For structured, scenario-based CBAP preparation that reflects how the real exam is written, IIBA Exams Practice Tests on Certshero provide regularly updated questions mapped directly to the traceability and lifecycle concepts covered in this guide.

 

Conclusion

Requirements traceability is not a checkbox – it is a discipline that runs through every stage of the business analysis lifecycle. The CBAP exam consistently rewards candidates who understand the reasoning behind traceability decisions, not just the mechanics of a matrix.

Bookmark this guide, review the scenario walkthroughs before your exam  and practice applying traceability logic under realistic conditions.

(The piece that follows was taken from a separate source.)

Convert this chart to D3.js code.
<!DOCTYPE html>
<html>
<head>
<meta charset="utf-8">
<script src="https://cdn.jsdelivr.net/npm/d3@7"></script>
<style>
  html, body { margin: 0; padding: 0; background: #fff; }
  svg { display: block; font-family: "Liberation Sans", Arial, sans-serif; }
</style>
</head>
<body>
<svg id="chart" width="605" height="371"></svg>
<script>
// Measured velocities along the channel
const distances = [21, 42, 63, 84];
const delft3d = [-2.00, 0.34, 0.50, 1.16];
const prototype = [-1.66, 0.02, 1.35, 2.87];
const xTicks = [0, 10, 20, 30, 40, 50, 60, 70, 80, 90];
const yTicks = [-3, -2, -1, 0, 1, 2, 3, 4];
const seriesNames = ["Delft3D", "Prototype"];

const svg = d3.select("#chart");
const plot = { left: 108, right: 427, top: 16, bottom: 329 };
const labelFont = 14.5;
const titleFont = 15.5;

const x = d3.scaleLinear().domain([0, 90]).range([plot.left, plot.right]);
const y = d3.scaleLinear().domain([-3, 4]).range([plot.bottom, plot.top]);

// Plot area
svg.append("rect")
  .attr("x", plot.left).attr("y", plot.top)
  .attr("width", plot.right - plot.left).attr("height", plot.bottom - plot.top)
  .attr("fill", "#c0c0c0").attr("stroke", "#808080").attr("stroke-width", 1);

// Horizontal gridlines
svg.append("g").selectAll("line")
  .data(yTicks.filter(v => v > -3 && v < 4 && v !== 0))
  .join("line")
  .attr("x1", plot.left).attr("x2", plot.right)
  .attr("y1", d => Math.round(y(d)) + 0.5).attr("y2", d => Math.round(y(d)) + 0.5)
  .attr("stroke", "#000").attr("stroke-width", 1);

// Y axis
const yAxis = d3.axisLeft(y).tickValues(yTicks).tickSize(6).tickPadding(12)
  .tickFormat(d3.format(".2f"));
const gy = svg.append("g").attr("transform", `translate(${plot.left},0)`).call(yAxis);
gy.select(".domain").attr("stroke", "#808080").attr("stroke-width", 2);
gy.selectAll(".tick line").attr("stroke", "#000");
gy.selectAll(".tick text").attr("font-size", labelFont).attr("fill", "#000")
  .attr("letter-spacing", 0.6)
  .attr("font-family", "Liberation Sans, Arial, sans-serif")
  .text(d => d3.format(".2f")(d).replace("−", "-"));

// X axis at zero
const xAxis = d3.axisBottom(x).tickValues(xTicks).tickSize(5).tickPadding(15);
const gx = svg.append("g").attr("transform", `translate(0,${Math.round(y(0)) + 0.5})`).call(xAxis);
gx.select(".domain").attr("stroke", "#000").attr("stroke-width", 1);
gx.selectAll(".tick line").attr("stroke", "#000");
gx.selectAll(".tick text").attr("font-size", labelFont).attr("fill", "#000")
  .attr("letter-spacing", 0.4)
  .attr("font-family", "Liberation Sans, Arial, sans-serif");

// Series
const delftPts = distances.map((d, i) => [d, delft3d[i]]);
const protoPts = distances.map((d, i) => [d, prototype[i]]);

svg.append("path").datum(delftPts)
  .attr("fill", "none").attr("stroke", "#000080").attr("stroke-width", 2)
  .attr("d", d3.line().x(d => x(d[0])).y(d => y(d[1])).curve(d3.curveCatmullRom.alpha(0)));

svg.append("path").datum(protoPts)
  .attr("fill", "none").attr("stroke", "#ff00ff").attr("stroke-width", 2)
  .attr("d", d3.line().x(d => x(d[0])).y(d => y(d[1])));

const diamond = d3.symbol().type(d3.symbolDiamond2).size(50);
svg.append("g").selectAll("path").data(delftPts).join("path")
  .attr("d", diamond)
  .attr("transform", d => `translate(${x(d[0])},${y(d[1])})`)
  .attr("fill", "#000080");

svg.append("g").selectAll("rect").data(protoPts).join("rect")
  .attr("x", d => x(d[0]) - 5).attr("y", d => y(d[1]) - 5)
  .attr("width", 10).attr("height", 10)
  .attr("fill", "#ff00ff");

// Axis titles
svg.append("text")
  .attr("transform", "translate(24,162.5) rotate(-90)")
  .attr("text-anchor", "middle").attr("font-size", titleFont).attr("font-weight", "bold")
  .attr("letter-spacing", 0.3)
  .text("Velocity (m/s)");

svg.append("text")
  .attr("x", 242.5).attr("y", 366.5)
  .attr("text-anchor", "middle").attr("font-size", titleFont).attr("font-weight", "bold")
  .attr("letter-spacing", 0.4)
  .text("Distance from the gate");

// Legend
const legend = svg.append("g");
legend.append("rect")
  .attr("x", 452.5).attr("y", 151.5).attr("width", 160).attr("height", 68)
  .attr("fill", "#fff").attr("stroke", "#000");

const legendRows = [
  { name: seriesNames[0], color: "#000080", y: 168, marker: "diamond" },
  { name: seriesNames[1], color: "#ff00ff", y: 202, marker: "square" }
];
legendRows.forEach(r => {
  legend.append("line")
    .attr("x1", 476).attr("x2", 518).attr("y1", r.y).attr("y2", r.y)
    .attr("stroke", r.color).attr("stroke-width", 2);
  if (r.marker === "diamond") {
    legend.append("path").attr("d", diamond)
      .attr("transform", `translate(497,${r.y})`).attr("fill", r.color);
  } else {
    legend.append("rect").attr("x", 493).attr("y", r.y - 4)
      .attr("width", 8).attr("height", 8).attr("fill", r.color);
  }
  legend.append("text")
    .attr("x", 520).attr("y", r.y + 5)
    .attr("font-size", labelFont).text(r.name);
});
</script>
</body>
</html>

That combination of conceptual clarity and scenario fluency is exactly what the CBAP exam is designed to measure.

 

Frequently Asked Questions (FAQs)

Q1: How heavily is requirements traceability tested on the CBAP exam?
Traceability concepts appear across multiple BABOK knowledge areas, which means they surface in questions related to elicitation, analysis, specification, validation  and requirements management. It is not confined to a single section. Candidates who treat traceability as a cross-cutting skill – rather than an isolated topic – consistently perform better on these questions.

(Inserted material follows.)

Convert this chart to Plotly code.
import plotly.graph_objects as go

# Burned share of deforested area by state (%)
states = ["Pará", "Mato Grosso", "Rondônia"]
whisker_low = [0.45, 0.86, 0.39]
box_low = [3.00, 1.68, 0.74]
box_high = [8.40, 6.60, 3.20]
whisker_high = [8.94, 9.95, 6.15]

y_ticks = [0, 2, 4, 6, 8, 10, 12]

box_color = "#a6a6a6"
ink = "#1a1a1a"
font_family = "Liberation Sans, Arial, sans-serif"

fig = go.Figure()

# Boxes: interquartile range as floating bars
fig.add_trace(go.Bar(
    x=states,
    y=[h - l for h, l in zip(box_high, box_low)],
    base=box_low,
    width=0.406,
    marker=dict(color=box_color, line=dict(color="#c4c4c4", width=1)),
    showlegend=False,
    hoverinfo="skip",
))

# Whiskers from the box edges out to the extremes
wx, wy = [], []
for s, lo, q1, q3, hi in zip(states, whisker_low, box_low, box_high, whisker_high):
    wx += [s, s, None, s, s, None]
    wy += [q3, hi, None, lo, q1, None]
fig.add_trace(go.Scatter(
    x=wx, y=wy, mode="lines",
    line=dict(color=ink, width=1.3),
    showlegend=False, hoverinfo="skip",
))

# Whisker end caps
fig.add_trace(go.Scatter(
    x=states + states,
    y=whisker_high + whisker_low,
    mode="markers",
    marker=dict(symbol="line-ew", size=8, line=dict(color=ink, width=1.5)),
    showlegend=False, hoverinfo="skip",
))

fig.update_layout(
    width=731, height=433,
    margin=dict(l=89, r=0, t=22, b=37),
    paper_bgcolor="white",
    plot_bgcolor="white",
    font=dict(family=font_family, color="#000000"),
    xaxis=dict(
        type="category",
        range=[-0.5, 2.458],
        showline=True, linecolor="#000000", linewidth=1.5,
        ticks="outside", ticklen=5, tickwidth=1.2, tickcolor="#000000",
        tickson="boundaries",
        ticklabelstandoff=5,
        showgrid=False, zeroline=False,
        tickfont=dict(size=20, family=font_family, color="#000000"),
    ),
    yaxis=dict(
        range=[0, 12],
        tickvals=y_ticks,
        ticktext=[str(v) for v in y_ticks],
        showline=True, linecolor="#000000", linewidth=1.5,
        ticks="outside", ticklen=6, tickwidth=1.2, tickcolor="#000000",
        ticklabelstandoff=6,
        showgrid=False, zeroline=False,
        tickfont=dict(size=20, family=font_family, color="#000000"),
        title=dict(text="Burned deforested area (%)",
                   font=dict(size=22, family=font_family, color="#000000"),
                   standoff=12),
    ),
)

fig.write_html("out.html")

Q2: What is a requirements traceability matrix and how is it used?
A requirements traceability matrix is a document that links each requirement to its source, its dependencies  and its current status throughout the project. It allows the business analyst to track changes, assess impact  and confirm that every approved requirement can be traced forward to a deliverable and backward to a business objective. The CBAP exam tests both the structure of the matrix and the situations in which it should be updated.

Q3: What is the difference between requirements validation and requirements verification?
Validation confirms that a requirement aligns with the actual business need – it answers the question “are we building the right thing?” Verification confirms that the requirement is correctly documented and meets quality standards – it answers “did we write the requirement correctly?” The CBAP exam distinguishes between these two concepts through scenario questions that ask which activity applies in a given situation.

Q4: At what point in the lifecycle should a business analyst update the traceability matrix?
The matrix should be updated whenever a requirement changes status – when it is approved, modified, deferred, or rejected. It is also updated when new dependencies are identified or when a change request affects existing requirements. The exam frequently presents scenarios where a late-stage change occurs and asks what the BA should do first – updating the traceability matrix to reflect the impact is almost always part of the correct answer.